Extract the lines of the material below, beginning with the first and ending with the line that holds "W, H = 1561, 1004". Skip every picture.

Collected data:
-=-=-
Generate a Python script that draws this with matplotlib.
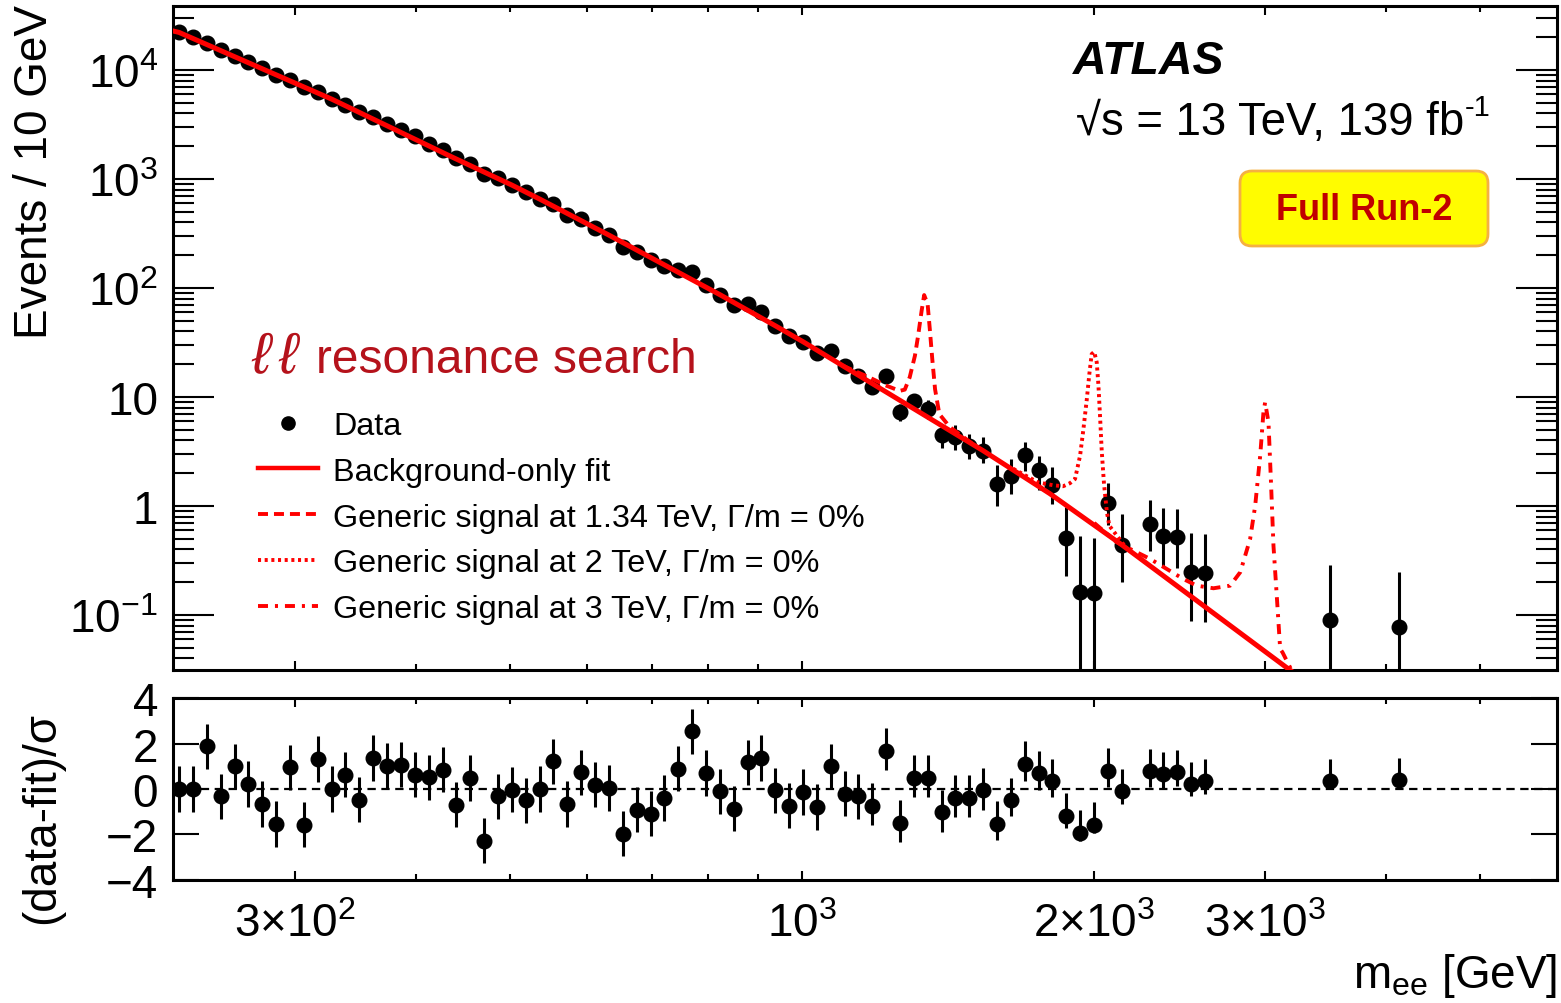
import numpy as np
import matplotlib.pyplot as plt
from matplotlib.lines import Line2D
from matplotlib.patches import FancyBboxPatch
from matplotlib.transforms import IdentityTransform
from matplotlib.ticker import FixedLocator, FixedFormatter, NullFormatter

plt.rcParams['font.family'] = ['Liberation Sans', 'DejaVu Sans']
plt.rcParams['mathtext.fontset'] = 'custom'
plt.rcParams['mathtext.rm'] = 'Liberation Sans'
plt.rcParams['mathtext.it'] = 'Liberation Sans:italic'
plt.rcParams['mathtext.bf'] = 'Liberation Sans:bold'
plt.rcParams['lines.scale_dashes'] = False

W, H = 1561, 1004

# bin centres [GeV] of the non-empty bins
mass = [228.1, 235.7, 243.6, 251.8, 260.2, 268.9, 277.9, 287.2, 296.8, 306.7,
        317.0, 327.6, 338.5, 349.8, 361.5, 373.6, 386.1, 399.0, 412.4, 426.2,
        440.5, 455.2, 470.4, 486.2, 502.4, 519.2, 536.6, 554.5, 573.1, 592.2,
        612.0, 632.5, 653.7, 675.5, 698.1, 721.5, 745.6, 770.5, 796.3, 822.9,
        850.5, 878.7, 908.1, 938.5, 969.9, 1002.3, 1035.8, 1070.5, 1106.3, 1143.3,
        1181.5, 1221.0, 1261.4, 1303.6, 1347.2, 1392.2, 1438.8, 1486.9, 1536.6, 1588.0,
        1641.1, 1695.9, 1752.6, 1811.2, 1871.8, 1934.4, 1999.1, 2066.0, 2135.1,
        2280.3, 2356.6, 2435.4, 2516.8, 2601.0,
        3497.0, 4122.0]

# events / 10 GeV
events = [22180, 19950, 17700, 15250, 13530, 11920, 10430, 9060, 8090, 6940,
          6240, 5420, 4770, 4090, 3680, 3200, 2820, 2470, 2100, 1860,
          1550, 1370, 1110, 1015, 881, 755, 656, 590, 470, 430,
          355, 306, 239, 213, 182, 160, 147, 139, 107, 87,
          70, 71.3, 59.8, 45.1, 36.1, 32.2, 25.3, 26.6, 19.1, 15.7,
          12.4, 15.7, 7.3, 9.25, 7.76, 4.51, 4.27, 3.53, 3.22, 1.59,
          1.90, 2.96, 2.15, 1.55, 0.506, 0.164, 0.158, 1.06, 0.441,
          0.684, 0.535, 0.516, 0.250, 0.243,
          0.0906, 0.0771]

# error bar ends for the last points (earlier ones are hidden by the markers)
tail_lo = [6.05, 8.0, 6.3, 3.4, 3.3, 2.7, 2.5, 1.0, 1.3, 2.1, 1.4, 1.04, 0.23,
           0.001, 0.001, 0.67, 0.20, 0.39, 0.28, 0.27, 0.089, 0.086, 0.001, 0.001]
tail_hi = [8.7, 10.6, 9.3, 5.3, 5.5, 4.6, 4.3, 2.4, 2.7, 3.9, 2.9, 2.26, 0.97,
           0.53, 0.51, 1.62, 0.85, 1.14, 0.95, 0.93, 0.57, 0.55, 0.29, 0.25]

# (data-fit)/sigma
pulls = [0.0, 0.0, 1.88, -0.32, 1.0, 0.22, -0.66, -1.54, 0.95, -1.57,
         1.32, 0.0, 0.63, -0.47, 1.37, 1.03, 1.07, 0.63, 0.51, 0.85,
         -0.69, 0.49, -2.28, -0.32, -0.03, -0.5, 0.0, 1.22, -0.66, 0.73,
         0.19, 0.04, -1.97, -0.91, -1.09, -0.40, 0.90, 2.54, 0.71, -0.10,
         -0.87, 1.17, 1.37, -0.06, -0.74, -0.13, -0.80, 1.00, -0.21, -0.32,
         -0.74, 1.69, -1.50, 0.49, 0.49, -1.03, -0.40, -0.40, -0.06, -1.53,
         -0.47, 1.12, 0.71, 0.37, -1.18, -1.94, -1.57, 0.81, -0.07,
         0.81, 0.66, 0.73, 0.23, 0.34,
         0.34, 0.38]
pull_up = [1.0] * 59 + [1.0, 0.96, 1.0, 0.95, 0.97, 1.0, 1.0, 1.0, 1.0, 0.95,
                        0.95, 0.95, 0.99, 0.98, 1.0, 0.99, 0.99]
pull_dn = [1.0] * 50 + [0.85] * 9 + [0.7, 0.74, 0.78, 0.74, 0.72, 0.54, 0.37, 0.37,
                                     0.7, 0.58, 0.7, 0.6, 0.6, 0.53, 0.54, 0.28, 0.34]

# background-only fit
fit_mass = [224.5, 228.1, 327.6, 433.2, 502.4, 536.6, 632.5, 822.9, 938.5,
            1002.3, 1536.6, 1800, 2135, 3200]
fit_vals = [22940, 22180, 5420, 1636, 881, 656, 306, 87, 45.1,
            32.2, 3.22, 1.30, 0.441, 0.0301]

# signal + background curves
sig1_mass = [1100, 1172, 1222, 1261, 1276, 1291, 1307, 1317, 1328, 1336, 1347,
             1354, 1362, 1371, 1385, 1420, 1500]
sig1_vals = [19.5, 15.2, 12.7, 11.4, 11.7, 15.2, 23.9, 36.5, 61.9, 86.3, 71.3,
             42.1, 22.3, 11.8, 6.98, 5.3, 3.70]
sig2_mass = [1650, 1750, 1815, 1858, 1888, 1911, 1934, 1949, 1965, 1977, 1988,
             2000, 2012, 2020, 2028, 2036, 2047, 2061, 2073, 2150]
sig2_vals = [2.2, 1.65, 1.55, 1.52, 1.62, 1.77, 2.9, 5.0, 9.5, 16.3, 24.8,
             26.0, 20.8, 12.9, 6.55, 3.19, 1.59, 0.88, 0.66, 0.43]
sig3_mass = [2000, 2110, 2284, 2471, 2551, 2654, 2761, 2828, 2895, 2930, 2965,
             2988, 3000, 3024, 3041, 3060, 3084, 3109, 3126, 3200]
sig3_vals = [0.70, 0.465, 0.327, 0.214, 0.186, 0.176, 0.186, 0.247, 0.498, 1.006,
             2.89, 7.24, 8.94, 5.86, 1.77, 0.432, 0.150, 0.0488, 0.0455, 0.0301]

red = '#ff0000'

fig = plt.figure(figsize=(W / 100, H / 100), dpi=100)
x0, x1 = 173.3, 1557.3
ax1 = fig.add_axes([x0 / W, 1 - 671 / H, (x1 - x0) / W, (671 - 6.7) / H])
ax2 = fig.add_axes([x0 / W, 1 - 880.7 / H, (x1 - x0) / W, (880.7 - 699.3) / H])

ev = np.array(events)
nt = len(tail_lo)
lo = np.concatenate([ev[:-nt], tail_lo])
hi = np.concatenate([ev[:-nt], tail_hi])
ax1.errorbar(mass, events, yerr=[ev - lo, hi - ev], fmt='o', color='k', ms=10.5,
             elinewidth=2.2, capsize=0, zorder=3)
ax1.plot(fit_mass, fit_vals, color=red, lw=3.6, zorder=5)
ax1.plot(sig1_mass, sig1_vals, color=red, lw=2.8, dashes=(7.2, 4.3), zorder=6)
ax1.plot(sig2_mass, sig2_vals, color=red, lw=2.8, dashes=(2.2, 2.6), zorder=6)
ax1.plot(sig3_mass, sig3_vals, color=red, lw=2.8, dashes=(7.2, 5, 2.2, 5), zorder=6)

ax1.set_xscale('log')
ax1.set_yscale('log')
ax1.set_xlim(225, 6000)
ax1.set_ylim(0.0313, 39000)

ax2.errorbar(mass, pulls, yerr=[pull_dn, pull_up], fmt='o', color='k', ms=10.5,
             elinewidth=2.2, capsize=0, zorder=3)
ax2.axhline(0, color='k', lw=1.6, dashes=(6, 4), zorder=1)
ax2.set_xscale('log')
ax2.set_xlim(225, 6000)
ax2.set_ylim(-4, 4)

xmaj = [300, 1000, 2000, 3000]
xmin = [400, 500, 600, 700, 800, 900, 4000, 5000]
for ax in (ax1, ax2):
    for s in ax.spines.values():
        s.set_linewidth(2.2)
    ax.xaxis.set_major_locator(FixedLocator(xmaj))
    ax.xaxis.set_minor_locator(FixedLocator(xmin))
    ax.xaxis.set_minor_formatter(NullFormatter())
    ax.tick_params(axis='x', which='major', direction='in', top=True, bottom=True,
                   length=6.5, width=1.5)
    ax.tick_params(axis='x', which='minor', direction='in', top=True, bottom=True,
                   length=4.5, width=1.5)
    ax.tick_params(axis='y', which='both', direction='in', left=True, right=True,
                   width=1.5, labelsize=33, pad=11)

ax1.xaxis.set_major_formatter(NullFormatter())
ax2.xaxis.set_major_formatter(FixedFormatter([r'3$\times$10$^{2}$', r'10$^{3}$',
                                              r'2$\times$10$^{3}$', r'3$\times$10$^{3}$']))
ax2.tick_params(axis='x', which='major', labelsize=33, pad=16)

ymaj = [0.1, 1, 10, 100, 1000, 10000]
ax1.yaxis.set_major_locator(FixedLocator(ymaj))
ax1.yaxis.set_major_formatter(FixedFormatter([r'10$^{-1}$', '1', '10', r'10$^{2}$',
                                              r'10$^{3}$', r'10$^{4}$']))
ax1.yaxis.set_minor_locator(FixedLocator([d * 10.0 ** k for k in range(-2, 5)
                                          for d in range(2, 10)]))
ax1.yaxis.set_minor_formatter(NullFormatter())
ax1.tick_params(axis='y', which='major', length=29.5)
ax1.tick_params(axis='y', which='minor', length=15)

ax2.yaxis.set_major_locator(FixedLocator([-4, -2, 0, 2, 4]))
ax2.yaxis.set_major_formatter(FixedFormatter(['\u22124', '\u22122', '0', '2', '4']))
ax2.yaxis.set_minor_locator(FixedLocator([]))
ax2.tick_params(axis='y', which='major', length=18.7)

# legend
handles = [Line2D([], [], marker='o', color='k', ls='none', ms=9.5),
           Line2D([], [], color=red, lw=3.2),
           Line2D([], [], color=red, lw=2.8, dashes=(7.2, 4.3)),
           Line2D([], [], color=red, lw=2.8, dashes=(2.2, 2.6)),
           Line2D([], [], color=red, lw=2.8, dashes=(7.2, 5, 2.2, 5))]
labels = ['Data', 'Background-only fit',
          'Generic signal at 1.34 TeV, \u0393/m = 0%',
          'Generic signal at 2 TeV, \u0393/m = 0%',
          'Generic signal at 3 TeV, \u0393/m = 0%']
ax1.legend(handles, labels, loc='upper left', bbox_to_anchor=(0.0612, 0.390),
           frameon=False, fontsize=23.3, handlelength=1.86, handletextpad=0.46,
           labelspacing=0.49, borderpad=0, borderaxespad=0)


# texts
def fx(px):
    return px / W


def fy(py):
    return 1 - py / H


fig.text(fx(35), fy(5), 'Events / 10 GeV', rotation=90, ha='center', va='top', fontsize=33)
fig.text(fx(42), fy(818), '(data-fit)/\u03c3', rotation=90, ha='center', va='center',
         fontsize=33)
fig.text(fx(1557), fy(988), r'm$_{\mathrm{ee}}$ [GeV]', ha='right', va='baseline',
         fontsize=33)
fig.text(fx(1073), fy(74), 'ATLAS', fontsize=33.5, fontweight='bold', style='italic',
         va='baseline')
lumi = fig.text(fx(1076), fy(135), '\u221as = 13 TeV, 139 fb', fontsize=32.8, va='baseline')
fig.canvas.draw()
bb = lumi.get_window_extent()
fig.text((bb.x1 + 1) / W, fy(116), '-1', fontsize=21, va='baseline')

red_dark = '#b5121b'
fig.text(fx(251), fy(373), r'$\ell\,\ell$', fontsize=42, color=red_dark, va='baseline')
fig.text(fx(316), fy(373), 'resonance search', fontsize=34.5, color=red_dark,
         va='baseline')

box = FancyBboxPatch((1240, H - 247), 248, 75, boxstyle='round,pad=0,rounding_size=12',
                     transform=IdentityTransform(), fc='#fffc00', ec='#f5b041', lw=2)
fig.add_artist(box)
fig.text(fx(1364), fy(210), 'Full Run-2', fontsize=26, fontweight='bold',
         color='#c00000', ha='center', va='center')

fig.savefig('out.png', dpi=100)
-=-=-
Correct answer:
Generate a Python script that draws this with matplotlib.
import numpy as np
import matplotlib.pyplot as plt
from matplotlib.lines import Line2D
from matplotlib.patches import FancyBboxPatch
from matplotlib.transforms import IdentityTransform
from matplotlib.ticker import FixedLocator, FixedFormatter, NullFormatter

plt.rcParams['font.family'] = ['Liberation Sans', 'DejaVu Sans']
plt.rcParams['mathtext.fontset'] = 'custom'
plt.rcParams['mathtext.rm'] = 'Liberation Sans'
plt.rcParams['mathtext.it'] = 'Liberation Sans:italic'
plt.rcParams['mathtext.bf'] = 'Liberation Sans:bold'
plt.rcParams['lines.scale_dashes'] = False

W, H = 1561, 1004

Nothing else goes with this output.